Russia reinforced its position as having the fourth largest capacity in the world. By the end of 2009 Russia will be pushing the US for third place.

Future Capacity Changes
The aggregate North American and European capacity will increase by 5.1%, or 3.2 million m3, during 2009. Only 250,000m3 of this growth will come from North America or EU15 countries. Even then, joint capacity will remain below 2007 levels.
Table 6 summarises the changes in North America. Admittedly, the Merillat closure comes later in the year and ostensibly this does not represent a loss of the full 160,000m3 during 2009.
There is a truism about this type of market situation, which is that those companies that can remain in business will benefit more than proportionately as and when the market picks up. Product may be in short supply and prices could firm up quite quickly. How long that situation might last before imports and new competition increases is debatable.

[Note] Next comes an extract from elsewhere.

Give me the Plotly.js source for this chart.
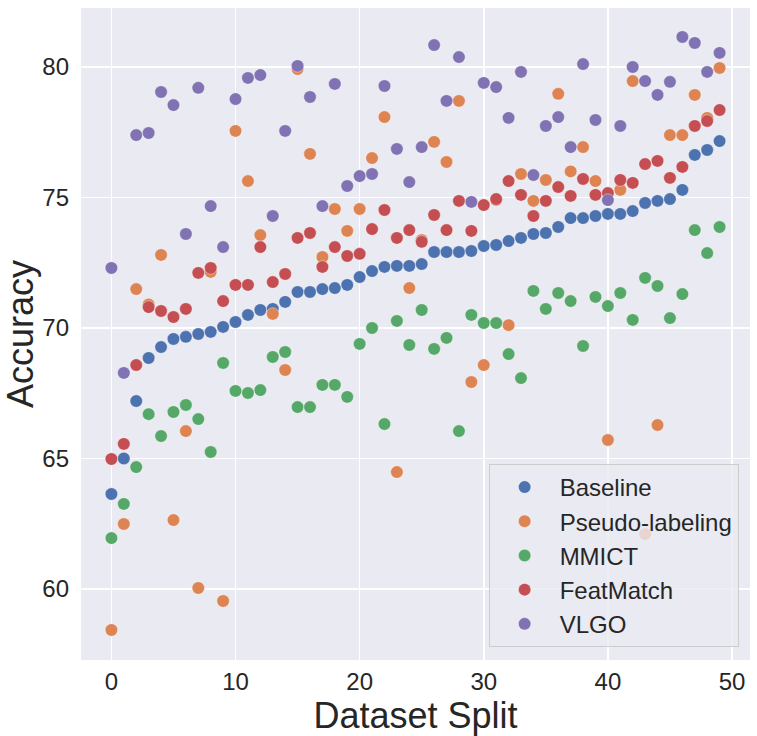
<!DOCTYPE html>
<html>
<head>
<meta charset="utf-8">
<script src="https://cdn.plot.ly/plotly-3.0.1.min.js"></script>
<style>html,body{margin:0;padding:0;background:#fff;}#chart{width:757px;height:736px;}</style>
</head>
<body>
<div id="chart"></div>
<script>
const seriesNames = ["Baseline", "Pseudo-labeling", "MMICT", "FeatMatch", "VLGO"];
const seriesColors = ["#4C72B0", "#DD8452", "#55A868", "#C44E52", "#8172B3"];

const splits = Array.from({length: 50}, (_, i) => i);

const baseline = [63.64, 65.0, 67.2, 68.85, 69.27, 69.58, 69.66, 69.77, 69.85, 70.04,
  70.23, 70.5, 70.69, 70.73, 71.0, 71.38, 71.38, 71.49, 71.53, 71.65,
  71.95, 72.18, 72.34, 72.38, 72.38, 72.45, 72.91, 72.91, 72.91, 72.95,
  73.14, 73.18, 73.33, 73.45, 73.6, 73.64, 73.87, 74.21, 74.21, 74.29,
  74.37, 74.37, 74.48, 74.79, 74.87, 74.94, 75.29, 76.63, 76.82, 77.16];

const pseudoLabeling = [58.43, 62.49, 71.49, 70.9, 72.8, 62.64, 66.05, 60.04, 72.15, 59.54,
  77.55, 75.63, 73.56, 70.54, 68.39, 79.92, 76.67, 72.72, 74.56, 73.72,
  74.56, 76.51, 78.08, 64.48, 71.53, 73.37, 77.13, 76.36, 78.7, 67.93,
  68.58, 74.9, 70.11, 75.9, 74.87, 75.67, 78.97, 76.0, 76.93, 75.63,
  65.71, 75.29, 79.46, 62.1, 66.28, 77.39, 77.39, 78.93, 78.05, 79.96];

const mmict = [61.95, 63.26, 64.67, 66.7, 65.86, 66.78, 67.05, 66.51, 65.25, 68.66,
  67.59, 67.51, 67.62, 68.89, 69.08, 66.97, 66.97, 67.82, 67.82, 67.36,
  69.39, 70.0, 66.32, 70.27, 69.35, 70.69, 69.2, 69.62, 66.05, 70.5,
  70.19, 70.19, 69.0, 68.08, 71.42, 70.73, 71.34, 71.03, 69.31, 71.19,
  70.84, 71.34, 70.31, 71.92, 71.61, 70.38, 71.3, 73.75, 72.87, 73.87];

const featMatch = [64.98, 65.56, 68.58, 70.8, 70.65, 70.42, 70.73, 72.11, 72.3, 71.03,
  71.65, 71.65, 73.1, 71.76, 72.07, 73.45, 73.64, 72.34, 73.1, 72.76,
  72.84, 73.79, 74.52, 73.45, 73.75, 73.3, 74.33, 73.75, 74.87, 73.72,
  74.71, 74.94, 75.63, 75.1, 74.29, 74.87, 75.4, 75.06, 75.71, 75.1,
  75.17, 75.67, 75.56, 76.28, 76.4, 75.75, 76.17, 77.74, 77.93, 78.35];

const vlgo = [72.3, 68.28, 77.39, 77.47, 79.04, 78.54, 73.6, 79.2, 74.67, 73.1,
  78.77, 79.58, 79.69, 74.29, 77.55, 80.04, 78.85, 74.67, 79.35, 75.44,
  75.82, 75.9, 79.27, 76.86, 75.59, 76.93, 80.84, 78.7, 80.38, 74.83,
  79.39, 79.23, 78.05, 79.81, 75.86, 77.74, 78.08, 76.93, 80.11, 77.97,
  74.9, 77.74, 80.0, 79.46, 78.93, 79.43, 81.15, 80.92, 79.81, 80.54];

const xTicks = [0, 10, 20, 30, 40, 50];
const yTicks = [60, 65, 70, 75, 80];

const allSeries = [baseline, pseudoLabeling, mmict, featMatch, vlgo];

const traces = allSeries.map((vals, k) => ({
  type: "scatter",
  mode: "markers",
  x: splits,
  y: vals,
  name: seriesNames[k],
  legendgroup: "g" + k,
  marker: {color: seriesColors[k], size: 12.5, line: {color: "#ffffff", width: 0.4}}
}));

const fontFam = "Liberation Sans, Arial, sans-serif";
const layout = {
  width: 757,
  height: 736,
  margin: {l: 81, r: 7, t: 8, b: 76, pad: 0},
  paper_bgcolor: "#ffffff",
  plot_bgcolor: "#EAEAF2",
  font: {family: fontFam, color: "#262626", size: 24},
  showlegend: true,
  legend: {
    x: 0.983, y: 0.02, xanchor: "right", yanchor: "bottom",
    bgcolor: "rgba(234,234,242,0.8)",
    bordercolor: "#cccccc",
    borderwidth: 1,
    font: {family: fontFam, size: 24, color: "#262626"},
    itemwidth: 60,
    tracegroupgap: 0
  },
  xaxis: {
    range: [-2.45, 51.45],
    tickmode: "array",
    tickvals: xTicks,
    ticktext: xTicks.map(String),
    showgrid: true, gridcolor: "#ffffff", gridwidth: 1.5,
    zeroline: false, showline: false, ticks: "",
    ticklabelstandoff: 5,
    tickfont: {size: 24, family: fontFam, color: "#262626"},
    title: {text: "Dataset Split", font: {size: 36, family: fontFam, color: "#262626"}, standoff: 1}
  },
  yaxis: {
    range: [57.28, 82.26],
    tickmode: "array",
    tickvals: yTicks,
    ticktext: yTicks.map(String),
    showgrid: true, gridcolor: "#ffffff", gridwidth: 1.5,
    zeroline: false, showline: false, ticks: "",
    ticklabelstandoff: 11,
    tickfont: {size: 24, family: fontFam, color: "#262626"},
    title: {text: "Accuracy", font: {size: 36, family: fontFam, color: "#262626"}, standoff: 6}
  }
};

Plotly.newPlot("chart", traces, layout, {displayModeBar: false, staticPlot: true});
</script>
</body>
</html>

This results in a small net increase during the year. However, at the time of writing there is no information about new projects in the region for 2010 and beyond. Closures seem more likely than new projects but it is likely, if there is any sign of economic recovery, that some operators of multiple lines might consider new equipment and rationalise their older lines.
2009 will be a significant year in eastern Europe, Russia and Turkey. New capacity will almost equal that in 2008 at 3.1 million m3 in 10 major projects – a growth of 15.6%.
Turkey will make the most gains, with large plants for Yildiz Sunta and Yildiz Entegre. Kastamonu will build in Adana, commence a renovation of its Yontas acquisition, and complete its Gebze expansion (closing a small line at the end of the exercise).
In Russia, Ugra Plit is expected. This was one of the last orders for Metso before that company’s final sale.
Kronospan will be busy in Latvia and the Czech Republic. Indeed Kronospan will be active in both 2010 and 2011 with 1.58 million m3 in three projects in Russia, Bulgaria and Belarus.
Kastamonu will complete its Turkish expansion (its planned Russian mill has not been reported again and for the time being is omitted from the list until further clarification is received).
The two Krono Groups have been very expansionary across eastern Europe and Russia in all panel products. They have opened new mills as well as making numerous acquisitions and subsequent redevelopments. They have been very adept at sourcing World Bank and EBRD funds (European Bank for Reconstruction and Development). There is a long leadtime to obtain these funds but the Krono Groups understand the process very well.
It has been commented that they are an almost ideal fit to the profile for applicant companies.
By the end of 2011, ‘Other Europe’ capacity will have reached at least 24,703,000m3 per annum.
About five million cubic metres per annum will be added to capacity but it takes only a cursory glance to see the impact of eastern Europe, Russia and Turkey. One interesting thought is the effect this might have on inter-regional trade in the coming years.
This, however, is a study for another time!